Malgré tout, aussi subtil que soit le film, il n’est pas destiné à tout le monde. Là où les films de Hitchcock mettaient toujours une distance claire entre le monstre et les héros, l’intérêt de Stoker est de montrer que le monstre est à l’intérieur de nous. Enfin, plutôt de vous, parce que moi, ça va à peu près.

Au delà du contraste évident entre l’aspect innocent et évanescent de Mia Wasikowska et les horreurs qu’on voit à l’écran, le film grimpe progressivement dans la violence brute et le gore. Car Stoker est aussi un thriller extrêmement efficace, où les cadavres s’entassent jusqu’au dénouement. On retrouve le style de Park Chan-Wook, celui qui n’hésite pas à montrer des images qui font mal, avec des éclaboussures de sang qui font mal, des os qui craquent, et des trous dans le jardin qui s’accumulent.

Et alors, c’est bien ?

Ah oui, oui, c’est super bien.

D’accord, si on veut, c’est un film qui rappelle Hitchcock à cause de certaines figures du scénario, mais le film va dans une autre direction : celui de la progression du mal. Les films d’adolescentes ont toujours ce côté métaphorique : ici, devenir adulte, c’est être capable de tirer dans la tête.

Une belle morale, pour un film qui est un vrai tour de force de mise en scène, à la fois subtil et violent.
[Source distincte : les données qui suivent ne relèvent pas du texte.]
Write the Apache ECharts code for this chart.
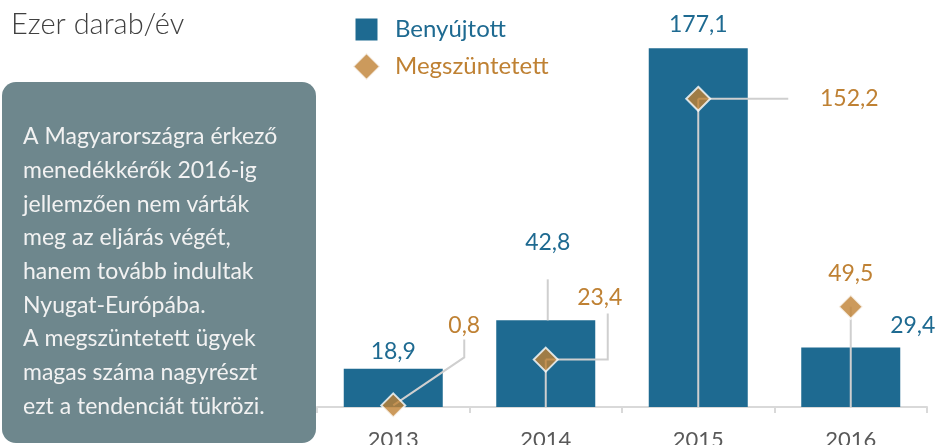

Si vous vous demandez quel genre de cinéma je défends sur ce blog, allez voir ce film.

Bonus :

Une session de question - réponse plutôt intéressante avec Park Chan-Wook :

Où on apprend notamment que ses films sont intégralement storyboardés, avec l’aide du directeur artistique, en prenant en compte les lieux repérés, ce qui lui permet de tourner très vite et de manière très élaborée (Stoker est un film tourné en 40 jours, ce qui est très fort quand on voit le film). On apprend aussi qu’il a l’intention de tourner prochainement un western, puis de retourner en Corée pour un film qui, avec Je suis un cyborg et Stoker, formerait une trilogie de la fin de l’entrée dans l’âge adulte.

Et une interview avec les acteurs, où on entend très peu Mia Wasikowska, et beaucoup Nicole Kidman, qui dit beaucoup de bien de Park Chan-Wook, et défend un cinéma très divers, et qui n’hésite pas à être extrême. Malgré la chirurgie esthétique, c’est une grande dame.